Bulgarian sprinter (born 1952)

Svetla Stefanova Zlateva (Светла Стефанова Златева; born 25 February 1952) is a retired Bulgarian sprinter and middle-distance runner who specialized in the 400 and 800 metres. She is a former world record holder in the latter event. In 1973, she was the winner of the first Balkan Athlete of the Year award.

==Career==
She was born in Gorna Oryahovitsa, and represented the club Levski Sofia. She finished sixth in the 800 metres at the 1970 European Indoor Championships. At the 1971 European Indoor Championships she finished fourth in the 400 metres and won a bronze medal in the 4 x 400 metres relay. She then won the 800 metres bronze medal at the 1972 European Indoor Championships, finished fourth at the 1973 European Indoor Championships3 and again at the 1974 European Indoor Championships. She finished fifth at the 1977 European Indoor Championships and won the silver medal at the 1981 European Indoor Championships.

In winning an 800 metres medal at the 1972 European Indoor Championships, she was a part of a strong tradition of Bulgarian 800 metres runners, who won medals at the European Indoor Championships in 1972, 1973, 1975, 1976, 1977, 1978 and 1979. Other than Zlateva, these medals were taken by Stefka Yordanova, Rositsa Pekhlivanova, Nikolina Shtereva, Lilyana Tomova and Totka Petrova.

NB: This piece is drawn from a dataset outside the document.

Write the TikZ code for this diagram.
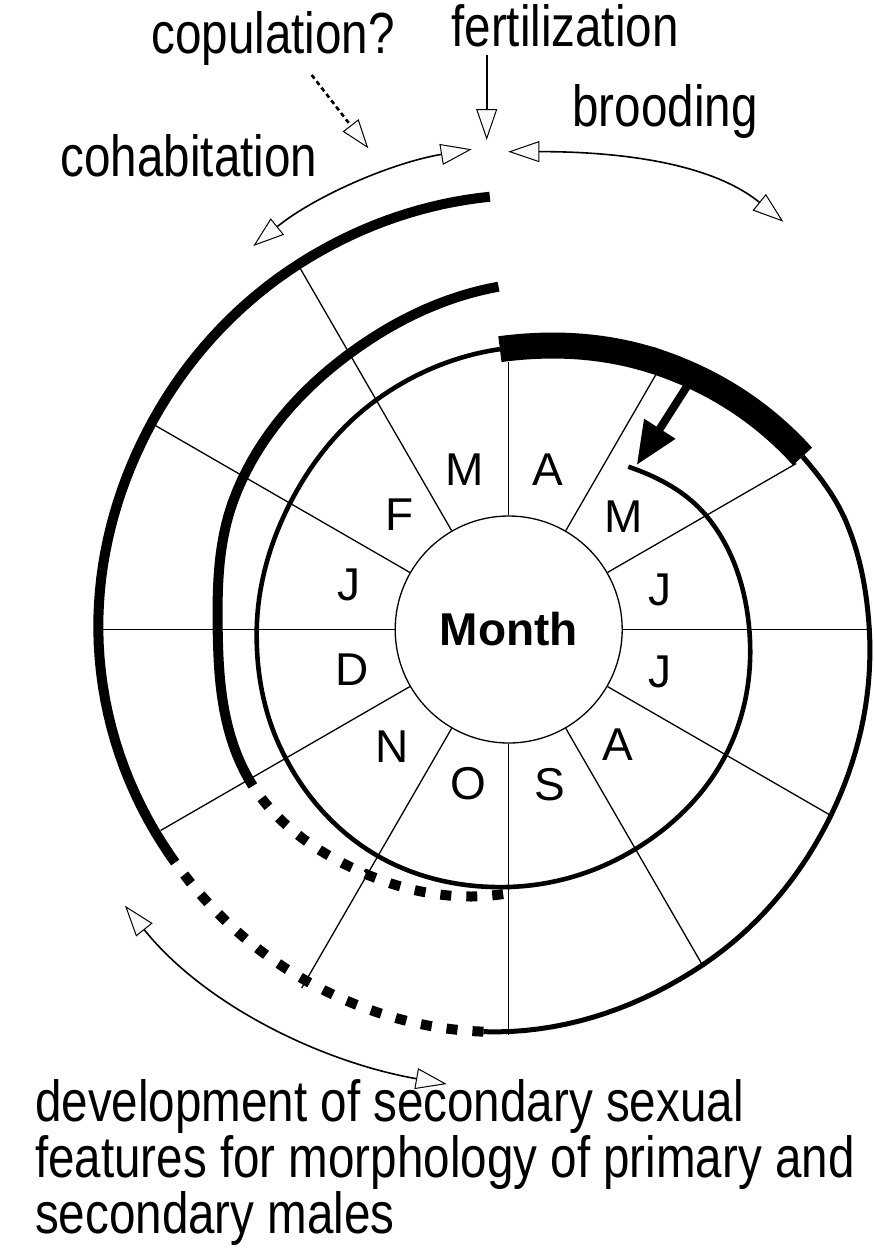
\documentclass[tikz,border=0pt]{standalone}
\usepackage{fontspec}
\setmainfont{Liberation Sans}
\newfontfamily\narrowlab[FakeStretch=0.82]{Liberation Sans}
\usetikzlibrary{arrows.meta}
\definecolor{headfill}{RGB}{248,250,252}
\tikzset{
  declare function={herm(\s,\p,\q,\d,\u,\v)=(2*(\s)^3-3*(\s)^2+1)*(\p)+((\s)^3-2*(\s)^2+(\s))*(\d)*(\u)+(-2*(\s)^3+3*(\s)^2)*(\q)+((\s)^3-(\s)^2)*(\d)*(\v);},
  otri/.tip={Triangle[length=31pt,width=21pt,fill=headfill,line width=1pt]},
  radial/.style={line width=1.3pt},
  lab/.style={font={\narrowlab\fontsize{58}{56}\selectfont}, inner sep=0pt, anchor=base},
  devlab/.style={font={\narrowlab\fontsize{58}{56}\selectfont}, inner sep=0pt, anchor=base west},
  mon/.style={font={\fontsize{46}{46}\selectfont}, inner sep=0pt},
  thinspiral/.style={line width=4.6pt},
  outerline/.style={line width=5pt},
  thickspiral/.style={line width=10pt},
  dashspiral/.style={line width=10pt, dash pattern=on 11pt off 15pt},
  bararc/.style={line width=26pt},
  conn/.style={line width=1.6pt},
}
% #1 style, #2 start angle, #3 start radius, #4 start slope, #5 list a/r/m
\newcommand{\spiralpath}[5]{%
  \draw[#1] ({90-(#2)}:#3)
    \foreach \a/\r/\m [remember=\a as \qa (initially #2),
                       remember=\r as \qr (initially #3),
                       remember=\m as \qm (initially #4)] in {#5} {
      -- plot[domain=\qa:\a, samples=18, variable=\t]
         ({90-\t}:{herm((\t-\qa)/(\a-\qa),\qr,\r,\a-\qa,\qm,\m)})
    };
}
\begin{document}
\begin{tikzpicture}[x=1pt,y=1pt]
\useasboundingbox (0,0) rectangle (873,-1253);
\coordinate (O) at (508.7,-629.5);
\begin{scope}[shift={(O)}]
  % month circle
  \node[circle, draw, fill=white, line width=1.3pt, minimum size=227pt, inner sep=0pt,
        font={\bfseries\fontsize{46}{46}\selectfont}] (month) at (0,0) {Month};
  % radial lines
  \foreach \a/\r in {90/268, 60/296, 30/332, 0/360, -30/372, -60/388, -90/405,
                     -120/414, -150/402, -180/410, -210/414, -240/416}
    \draw[radial] (month.\a) -- (\a:\r);
  % inner spiral
  \spiralpath{thinspiral}{36.3}{202}{1.1}{60/228/0.703, 92.5/241.5/0.378, 120/250.7/0.209,
     150/253.5/0.113, 180/257.5/0.133, 211/261.6/-0.008, 243/257/-0.163, 270/252/-0.079,
     300/252.5/0.217, 330/265/0.481, 358.2/280.5/0.55}
  % brooding bar
  \spiralpath{bararc}{-1.8}{280.5}{0.5}{29/306/1.0, 59.5/341/1.2}
  % outer solid line
  \spiralpath{outerline}{59.5}{341}{1.1}{72/354/0.6, 90/360.6/0.38, 120/372/0.45,
     150/387.5/0.45, 183.6/403/0.2}
  % outer dashed
  \spiralpath{dashspiral}{183.6}{403}{0.2}{210/405.5/0.08, 236.3/407/0.1}
  % outer thick (cohabitation)
  \spiralpath{thickspiral}{236.3}{407}{0.1}{270/410.4/0.06, 300.5/412.6/0.2,
     330.3/421.5/0.36, 357.5/433.2/0.43}
  % middle dashed
  \spiralpath{dashspiral}{181.2}{264.6}{0.8}{210/283/0.6, 240.1/300/0}
  % middle thick
  \spiralpath{thickspiral}{240.1}{300}{0}{270/291/0.07, 295/304/0.46, 330/318.5/0.62,
     358.3/343/0.9}
\end{scope}
% month letters
\node[mon] (m4)  at (548.3,-470)   {A};
\node[mon] (m5)  at (623.3,-517)   {M};
\node[mon] (m6)  at (660,-590)     {J};
\node[mon] (m7)  at (660,-671.7)   {J};
\node[mon] (m8)  at (618.3,-745)   {A};
\node[mon] (m9)  at (550,-785)     {S};
\node[mon] (m10) at (468.3,-783.3) {O};
\node[mon] (m11) at (391.7,-746.7) {N};
\node[mon] (m12) at (351.7,-670)   {D};
\node[mon] (m1)  at (349,-585)     {J};
\node[mon] (m2)  at (400,-515)     {F};
\node[mon] (m3)  at (465,-470)     {M};
% big black arrow
\coordinate (bigfrom) at (686.7,-386.7);
\coordinate (bigto) at (636.7,-465);
\draw[line width=8pt, -{Triangle[length=43pt,width=35pt]}] (bigfrom) -- (bigto);
% labels
\node[lab] (copl) at (273,-53.3) {copulation?};
\node[lab] (fertl) at (565,-46.7) {fertilization};
\node[lab] (broodl) at (665,-126.7) {brooding};
\node[lab] (cohabl) at (189,-176.7) {cohabitation};
\node[devlab] (dev1) at (35,-1121) {development of secondary sexual};
\node[devlab] (dev2) at (35,-1177) {features for morphology of primary and};
\node[devlab] (dev3) at (35,-1233) {secondary males};
% label arrows
\coordinate (fertA) at (486.7,-55);
\coordinate (fertB) at (486.7,-140);
\draw[conn, -otri] (fertA) -- (fertB);
\coordinate (copA) at (311.7,-75);
\coordinate (copB) at (368.3,-148.3);
\draw[line width=2.6pt, dash pattern=on 4.5pt off 3.5pt, -{Triangle[length=29pt,width=20pt,fill=headfill,line width=1pt]}] (copA) -- (copB);
\coordinate (cohA) at (253.3,-246);
\coordinate (cohB) at (471.7,-149.3);
\draw[conn, otri-otri] (cohA) .. controls (315.6,-195.6) and (392.4,-162.6) .. (cohB);
\coordinate (brA) at (508.3,-151.7);
\coordinate (brB) at (783.3,-221.7);
\draw[conn, otri-otri] (brA) .. controls (603.3,-151.5) and (705.9,-158.9) .. (brB);
\coordinate (devA) at (125,-905.7);
\coordinate (devB) at (446.7,-1084);
\draw[conn, otri-otri] (devA) .. controls (205.1,-1005.6) and (322.5,-1062.2) .. (devB);
\end{tikzpicture}
\end{document}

Zlateva also competed in the Olympic Games twice. At the 1972 Summer Olympics she competed in 800 metres, winning her initial heat with the result 1:58.93 minutes. She finished second in her semi-final, and then fourth in the final race with 1:59.72 minutes. 1:58.93 was an Olympic record, and Zlateva even led the first 600 metres of the final race, but was overcome by both Hildegard Falck, Nijolė Sabaitė and Gunhild Hoffmeister; Falck deleting Zlateva's Olympic record. However, Zlateva improved Falck's world record by 0.97 seconds, when she ran in 1:57.48 minutes in Athens on 24 August 1973. She retained the record until 12 June 1976, when Soviet Valentina Gerasimova ran in 1:56.0 minutes. At her second Olympic Games in 1976, Zlateva attacked her own personal best time. She first repeated the victory in the initial heat, then finished third in her semi-final with 1:57.93 minutes, and then sixth in the final race with 1:57.21 minutes. She also competed in the relay race, but the team failed to progress from round one. 1.57.21 minutes remained her personal best time. She had 52.9 seconds in the 400 metres, achieved in 1973.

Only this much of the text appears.